AΦE: Whist review – an awesome virtual-reality dance experience
AIE's first major work explores psychoanalytical themes through cutting-edge technology
AIE is a dance company founded by Aoi Nakamura and Esteban Fourmi, and based in Ashford, Kent. Whist, its first major work, unites dance and virtual reality in a work that offers an intriguing new framework for performance. Wearing headsets, spectators proceed through a series of VR scenarios peopled by five performers. We are transported to a dilapidated suite of rooms where various Freudian psychodramas are being played out, often graphically. A masked man writhes and bellows as he wrestles with his sexual desire for his mother; we see him quivering, knife in hand, before a reproduction of Gustave Courbet's 1866 painting L'Origine du monde (which depicts a woman's genitals). We pass through disturbing dreamscapes, and succeeding tableaux of jealousy, rivalry and desire.

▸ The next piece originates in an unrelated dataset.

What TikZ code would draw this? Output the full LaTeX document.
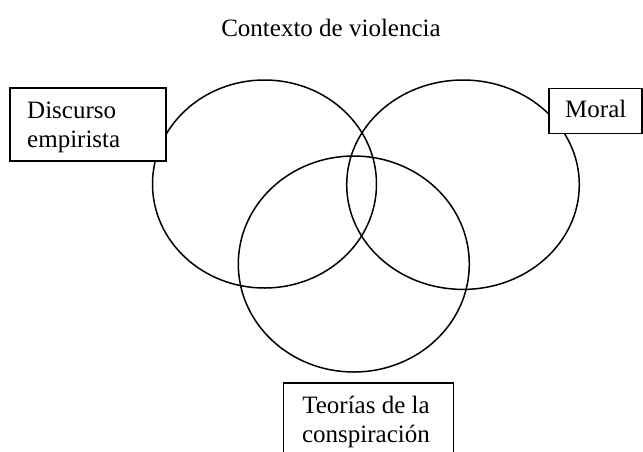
\documentclass[tikz,border=0pt]{standalone}
\usepackage{fontspec}
\setmainfont{Liberation Serif}
\begin{document}
\begin{tikzpicture}[x=1pt,y=-1pt,
  ring/.style={draw=black,line width=1.5pt},
  boxshape/.style={draw=black,line width=1.5pt,fill=white,rectangle,inner sep=0pt,anchor=north west},
  lbl/.style={inner sep=0pt,font=\fontsize{25}{28.5}\selectfont,align=left}]
\useasboundingbox (0,0) rectangle (643,451);
\clip (0,0) rectangle (643,451);
\node[lbl,anchor=base] (title) at (331,36.5) {Contexto de violencia};
\draw[ring] (264.5,184) ellipse [x radius=112pt, y radius=104pt];
\draw[ring] (463,184.7) ellipse [x radius=116.3pt, y radius=104.7pt];
\draw[ring] (353.8,264) ellipse [x radius=115.5pt, y radius=108pt];
\node[boxshape,minimum width=156pt,minimum height=73pt] (dbox) at (9,87) {};
\node[lbl,anchor=base west] (dtext) at (27,147) {Discurso\\empirista};
\node[boxshape,minimum width=93pt,minimum height=45pt] (mbox) at (548,87.5) {};
\node[lbl,anchor=base west] (mtext) at (565,117) {Moral};
\node[boxshape,minimum width=170pt,minimum height=90pt] (tbox) at (282.5,382) {};
\node[lbl,anchor=base,align=center] (ttext) at (366,442) {Teorías de la\\conspiración};
\end{tikzpicture}
\end{document}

Whist was created by Nakamura and Fourmi following conversations with psychoanalysts working at the Freud Museum and the result is the Oedipus complex writ large. The VR experience is awesome. It's as if you're suspended in space, watching events unfold around you in three dimensions. It reminds me of childhood dreams of invisibility, which always had a weird, voyeuristic edge. Our journeys through the narrative depend on the visual choices we make while immersed in individual scenarios. As we weave through the performance space, moving from location to location, the organisers watch our progress with smiling, Olympian detachment. Whist is an engaging and intelligent application of VR and the early-days feel of the technology is very appealing. Watch this multidimensional space.